REQUIREMENT: From the first line of the data below through the line holding "mark=at position 0.5", output each line exactly and leave the pictures out.

PROVIDED DATA:

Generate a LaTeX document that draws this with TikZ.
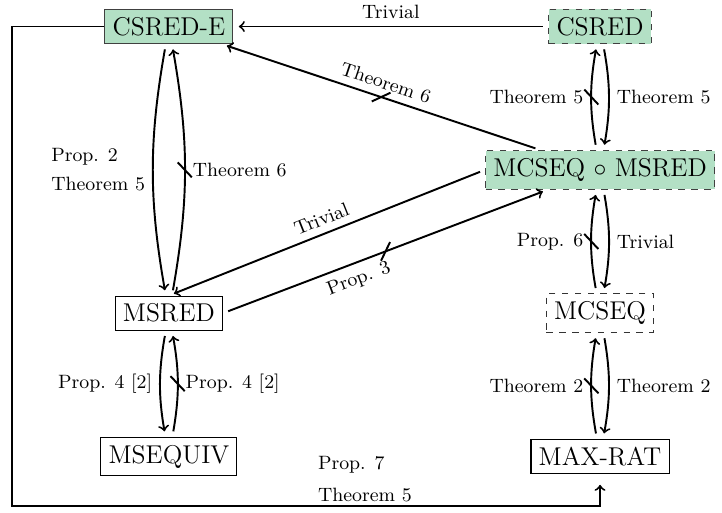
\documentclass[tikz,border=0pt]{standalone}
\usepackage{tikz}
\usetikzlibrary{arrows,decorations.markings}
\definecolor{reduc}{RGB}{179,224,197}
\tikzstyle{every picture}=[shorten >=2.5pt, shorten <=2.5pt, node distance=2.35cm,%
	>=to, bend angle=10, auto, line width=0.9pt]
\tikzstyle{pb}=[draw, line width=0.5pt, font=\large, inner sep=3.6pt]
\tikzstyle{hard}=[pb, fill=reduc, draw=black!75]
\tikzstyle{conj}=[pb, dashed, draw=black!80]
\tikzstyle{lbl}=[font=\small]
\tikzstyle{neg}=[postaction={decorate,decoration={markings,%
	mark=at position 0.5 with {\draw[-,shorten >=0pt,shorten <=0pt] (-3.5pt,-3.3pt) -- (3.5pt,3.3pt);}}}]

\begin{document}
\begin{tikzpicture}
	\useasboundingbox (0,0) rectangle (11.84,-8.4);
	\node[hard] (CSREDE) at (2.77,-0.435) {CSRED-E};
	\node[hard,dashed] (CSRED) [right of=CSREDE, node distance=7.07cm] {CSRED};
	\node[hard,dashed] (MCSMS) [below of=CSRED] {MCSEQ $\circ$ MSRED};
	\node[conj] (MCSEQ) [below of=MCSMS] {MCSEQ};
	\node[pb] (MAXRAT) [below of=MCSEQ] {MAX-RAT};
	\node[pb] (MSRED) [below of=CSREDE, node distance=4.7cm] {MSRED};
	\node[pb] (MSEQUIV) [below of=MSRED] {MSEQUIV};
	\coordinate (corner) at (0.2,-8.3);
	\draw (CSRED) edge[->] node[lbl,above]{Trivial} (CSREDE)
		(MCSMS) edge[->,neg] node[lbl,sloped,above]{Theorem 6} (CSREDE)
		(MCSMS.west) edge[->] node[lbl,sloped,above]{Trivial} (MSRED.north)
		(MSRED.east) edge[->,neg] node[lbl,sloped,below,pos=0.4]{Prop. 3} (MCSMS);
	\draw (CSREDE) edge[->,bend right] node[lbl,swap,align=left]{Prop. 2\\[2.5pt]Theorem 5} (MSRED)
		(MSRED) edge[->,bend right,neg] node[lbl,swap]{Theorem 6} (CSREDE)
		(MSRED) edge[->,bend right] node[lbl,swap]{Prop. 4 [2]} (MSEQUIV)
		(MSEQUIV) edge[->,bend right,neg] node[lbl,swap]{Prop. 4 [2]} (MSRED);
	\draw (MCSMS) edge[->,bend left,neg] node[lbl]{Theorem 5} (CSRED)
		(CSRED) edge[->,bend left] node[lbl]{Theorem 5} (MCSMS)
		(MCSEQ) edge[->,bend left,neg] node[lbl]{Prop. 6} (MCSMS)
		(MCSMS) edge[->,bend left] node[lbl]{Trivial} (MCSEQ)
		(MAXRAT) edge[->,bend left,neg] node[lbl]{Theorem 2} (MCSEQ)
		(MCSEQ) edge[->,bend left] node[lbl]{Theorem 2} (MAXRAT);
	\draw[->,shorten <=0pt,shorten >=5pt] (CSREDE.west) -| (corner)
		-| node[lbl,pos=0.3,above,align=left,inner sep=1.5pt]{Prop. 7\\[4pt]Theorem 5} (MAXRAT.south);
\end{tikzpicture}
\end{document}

FINAL RESULT:
Generate a LaTeX document that draws this with TikZ.
\documentclass[tikz,border=0pt]{standalone}
\usepackage{tikz}
\usetikzlibrary{arrows,decorations.markings}
\definecolor{reduc}{RGB}{179,224,197}
\tikzstyle{every picture}=[shorten >=2.5pt, shorten <=2.5pt, node distance=2.35cm,%
	>=to, bend angle=10, auto, line width=0.9pt]
\tikzstyle{pb}=[draw, line width=0.5pt, font=\large, inner sep=3.6pt]
\tikzstyle{hard}=[pb, fill=reduc, draw=black!75]
\tikzstyle{conj}=[pb, dashed, draw=black!80]
\tikzstyle{lbl}=[font=\small]
\tikzstyle{neg}=[postaction={decorate,decoration={markings,%
	mark=at position 0.5 with {\draw[-,shorten >=0pt,shorten <=0pt] (-3.5pt,-3.3pt) -- (3.5pt,3.3pt);}}}]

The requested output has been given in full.